Having carefully considered the arguments and evidence presented in this case, we conclude that the Employer's final offer provides the better basis for resolving the parties' dispute. It is clear from the record that increasing the length of the workday by one-half hour would enhance GPO's internal security and is consistent with the work hours of its other employees and those of the police forces it works with most closely. It is also clear from the record that the parties' 2004 wage negotiations will result in employees receiving a 40- percent increase in salary over the 4-year term of the agreement, an agreement that does not contain a reopener provision. The Union does not oppose the change on its merits, but argues that it is unfair to increase actual work time (eliminating a 30-minute paid lunch period) without providing an opportunity to negotiate a corresponding increase in pay. In our view, whatever the merits of its equity argument, the Union should await its next wage bargaining opportunity to address a change that both sides agree would enhance GPO's internal security. Accordingly, we shall order the adoption of the Employer's final offer.

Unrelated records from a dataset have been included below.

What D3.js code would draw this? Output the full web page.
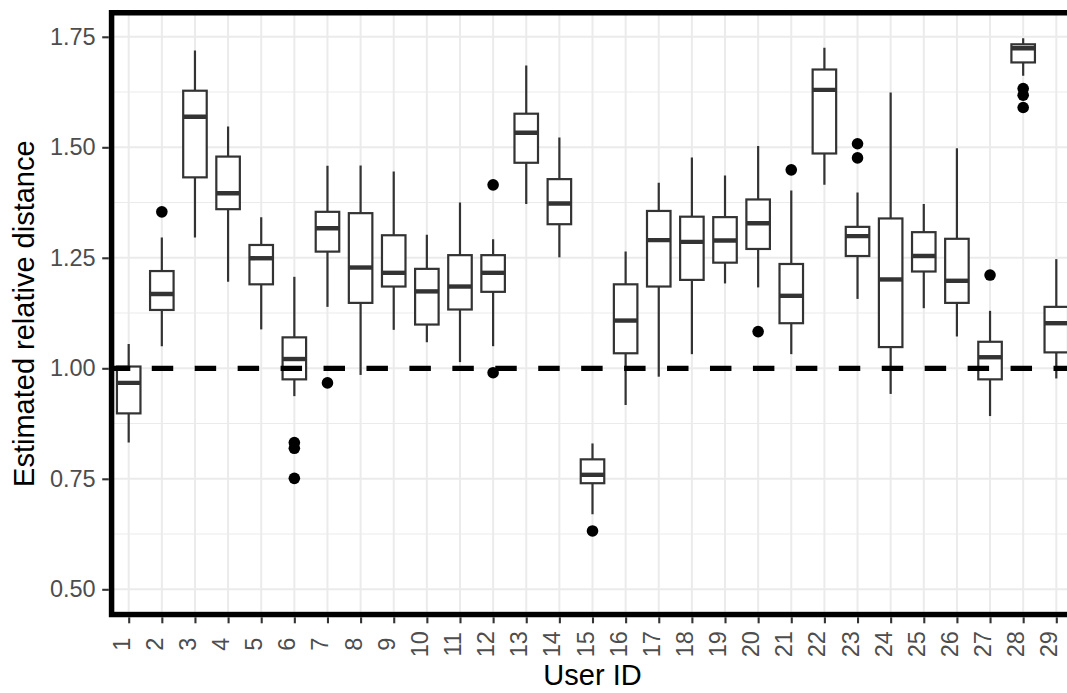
<!DOCTYPE html>
<html>
<head>
<meta charset="utf-8">
<script src="https://cdn.jsdelivr.net/npm/d3@7"></script>
<style>
  html, body { margin: 0; padding: 0; background: #fff; }
  svg { display: block; font-family: "Liberation Sans", Arial, Helvetica, sans-serif; }
</style>
</head>
<body>
<svg id="chart" width="1067" height="693"></svg>
<script>
// ---- data ----
const userIds = ["1","2","3","4","5","6","7","8","9","10","11","12","13","14","15","16","17","18","19","20","21","22","23","24","25","26","27","28","29"];
const whiskerLow  = [0.832,1.050,1.296,1.196,1.088,0.937,1.139,0.985,1.087,1.059,1.014,1.050,1.372,1.251,0.670,0.917,0.981,1.032,1.192,1.183,1.032,1.415,1.157,0.942,1.136,1.072,0.892,1.662,0.977];
const q1Values    = [0.898,1.132,1.432,1.360,1.190,0.975,1.264,1.148,1.185,1.099,1.133,1.173,1.465,1.326,0.740,1.034,1.185,1.200,1.239,1.270,1.102,1.486,1.254,1.048,1.219,1.148,0.975,1.692,1.036];
const medianValues= [0.967,1.168,1.569,1.396,1.249,1.021,1.317,1.228,1.216,1.174,1.185,1.216,1.533,1.373,0.759,1.108,1.290,1.286,1.289,1.328,1.164,1.630,1.299,1.201,1.254,1.198,1.025,1.724,1.102];
const q3Values    = [1.004,1.220,1.628,1.479,1.279,1.070,1.354,1.351,1.301,1.225,1.256,1.256,1.576,1.428,0.794,1.190,1.356,1.343,1.342,1.382,1.236,1.676,1.320,1.339,1.308,1.293,1.060,1.733,1.139];
const whiskerHigh = [1.055,1.296,1.719,1.547,1.342,1.207,1.458,1.459,1.445,1.302,1.375,1.292,1.685,1.522,0.830,1.264,1.420,1.477,1.436,1.503,1.402,1.725,1.398,1.624,1.372,1.498,1.130,1.747,1.247];
const outlierIds    = ["2","6","6","6","7","12","12","15","20","21","23","23","27","28","28","28"];
const outlierValues = [1.354,0.832,0.819,0.751,0.967,1.415,0.990,0.632,1.083,1.449,1.508,1.476,1.211,1.633,1.618,1.590];
const yTicks = [0.50, 0.75, 1.00, 1.25, 1.50, 1.75];
const yMinor = [0.625, 0.875, 1.125, 1.375, 1.625];
const refValue = 1.0;
const xTitle = "User ID";
const yTitle = "Estimated relative distance";

// ---- layout ----
const svg = d3.select("#chart");
const x = d3.scalePoint().domain(userIds).range([128.7, 1056.3]);
const step = x.step();
const y = d3.scaleLinear().domain([0.5, 1.75]).range([589.3, 36.8]);
const panel = { left: x(userIds[0]) - 0.6 * step, right: x(userIds[userIds.length-1]) + 0.6 * step, top: 10, bottom: 617.3 };
const boxW = 0.71 * step;
const boxColor = "#333333";

svg.append("defs").append("clipPath").attr("id", "pclip")
  .append("rect").attr("x", panel.left).attr("y", panel.top)
  .attr("width", panel.right - panel.left).attr("height", panel.bottom - panel.top);

const g = svg.append("g").attr("clip-path", "url(#pclip)");

// background
g.append("rect").attr("x", panel.left).attr("y", panel.top)
  .attr("width", panel.right - panel.left).attr("height", panel.bottom - panel.top).attr("fill", "#fff");

// grid
g.selectAll("line.ymin").data(yMinor).join("line")
  .attr("x1", panel.left).attr("x2", panel.right)
  .attr("y1", d => y(d)).attr("y2", d => y(d))
  .attr("stroke", "#EBEBEB").attr("stroke-width", 1.1);
g.selectAll("line.ymaj").data(yTicks).join("line")
  .attr("x1", panel.left).attr("x2", panel.right)
  .attr("y1", d => y(d)).attr("y2", d => y(d))
  .attr("stroke", "#EBEBEB").attr("stroke-width", 2);
g.selectAll("line.xmaj").data(userIds).join("line")
  .attr("x1", d => x(d)).attr("x2", d => x(d))
  .attr("y1", panel.top).attr("y2", panel.bottom)
  .attr("stroke", "#EBEBEB").attr("stroke-width", 2);

// boxes
const boxes = userIds.map((id, i) => ({ id, lo: whiskerLow[i], q1: q1Values[i], med: medianValues[i], q3: q3Values[i], hi: whiskerHigh[i] }));
const bg = g.selectAll("g.box").data(boxes).join("g").attr("class", "box");
bg.append("line").attr("x1", d => x(d.id)).attr("x2", d => x(d.id))
  .attr("y1", d => y(d.q3)).attr("y2", d => y(d.hi))
  .attr("stroke", boxColor).attr("stroke-width", 2.2);
bg.append("line").attr("x1", d => x(d.id)).attr("x2", d => x(d.id))
  .attr("y1", d => y(d.q1)).attr("y2", d => y(d.lo))
  .attr("stroke", boxColor).attr("stroke-width", 2.2);
bg.append("rect").attr("x", d => x(d.id) - boxW / 2).attr("width", boxW)
  .attr("y", d => y(d.q3)).attr("height", d => y(d.q1) - y(d.q3))
  .attr("fill", "#fff").attr("stroke", boxColor).attr("stroke-width", 2.2);
bg.append("line").attr("x1", d => x(d.id) - boxW / 2).attr("x2", d => x(d.id) + boxW / 2)
  .attr("y1", d => y(d.med)).attr("y2", d => y(d.med))
  .attr("stroke", boxColor).attr("stroke-width", 4.4);

// outliers
const outliers = outlierIds.map((id, i) => ({ id, v: outlierValues[i] }));
g.selectAll("circle.out").data(outliers).join("circle")
  .attr("cx", d => x(d.id)).attr("cy", d => y(d.v)).attr("r", 5.8).attr("fill", "#000");

// reference line
g.append("line").attr("x1", panel.left).attr("x2", panel.right)
  .attr("y1", y(refValue)).attr("y2", y(refValue))
  .attr("stroke", "#000").attr("stroke-width", 5.3).attr("stroke-dasharray", "21.47 21.47");

// panel border (inner half visible)
g.append("rect").attr("x", panel.left).attr("y", panel.top)
  .attr("width", panel.right - panel.left).attr("height", panel.bottom - panel.top)
  .attr("fill", "none").attr("stroke", "#000").attr("stroke-width", 11);

// y axis
const yAxis = svg.append("g").attr("transform", `translate(${panel.left},0)`)
  .call(d3.axisLeft(y).tickValues(yTicks).tickFormat(d3.format(".2f")).tickSize(6.6).tickPadding(6.6));
yAxis.select(".domain").remove();
yAxis.selectAll(".tick line").attr("stroke", boxColor).attr("stroke-width", 2.1);
yAxis.selectAll(".tick text").attr("fill", "#4D4D4D").attr("font-size", 23.5).attr("font-family", "Liberation Sans, Arial, sans-serif");

// x axis
const xAxis = svg.append("g").attr("transform", `translate(0,${panel.bottom})`)
  .call(d3.axisBottom(x).tickSize(6).tickPadding(0));
xAxis.select(".domain").remove();
xAxis.selectAll(".tick line").attr("stroke", boxColor).attr("stroke-width", 2.1);
xAxis.selectAll(".tick text")
  .attr("fill", "#4D4D4D").attr("font-size", 23.5).attr("font-family", "Liberation Sans, Arial, sans-serif")
  .attr("dy", null).attr("y", null)
  .attr("text-anchor", "middle")
  .attr("transform", "translate(0.5,27) rotate(-90)");

// titles
svg.append("text").attr("x", (panel.left + panel.right) / 2).attr("y", 685)
  .attr("text-anchor", "middle").attr("font-size", 29).attr("fill", "#000").text(xTitle);
svg.append("text").attr("transform", `translate(33.5,${(panel.top + panel.bottom) / 2}) rotate(-90)`)
  .attr("text-anchor", "middle").attr("font-size", 29).attr("fill", "#000").text(yTitle);
</script>
</body>
</html>
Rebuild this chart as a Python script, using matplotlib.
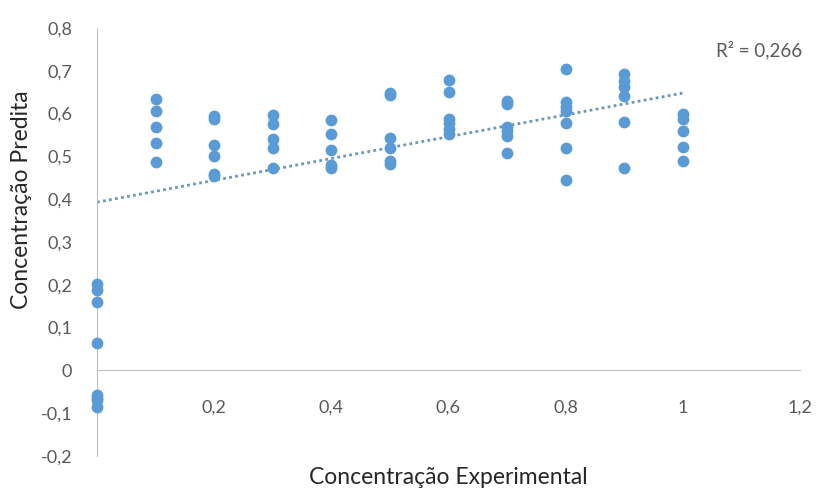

Pursuant to the authority vested in it by the Federal Service Labor Management Relations Statute, 5 U.S.C. § 7119, and because of the failure of the parties to resolve their dispute during the course of proceedings instituted under the Panel's regulations, 5 C.F.R. § 2471.6(a)(2), the Federal Service Impasses Panel, under 5 C.F.R. § 2471.11(a) of its regulations, hereby orders the following:
The parties shall adopt the Employer's final offer on Article 13, "Hours of Work and Basic Workweek."
By direction of the Panel.
H. Joseph Schimansky
April 7, 2006
Article 4, "Tours of Duty and Transfers," Article 5, "Post Assignments," and Article 35, "Changes in Working Conditions."
Article 13, Section 1, of the current CBA states: "The work week will be 40 hours per week."
Among the cases it cites to support its contentions are Department of Homeland Security, Customs and Border Protection, Washington, D.C., 60 FLRA 367 (2004) and Department of Agriculture, Animal Plant Health Inspection Services, Honolulu, Hawaii, 57 FLRA 424 (2001).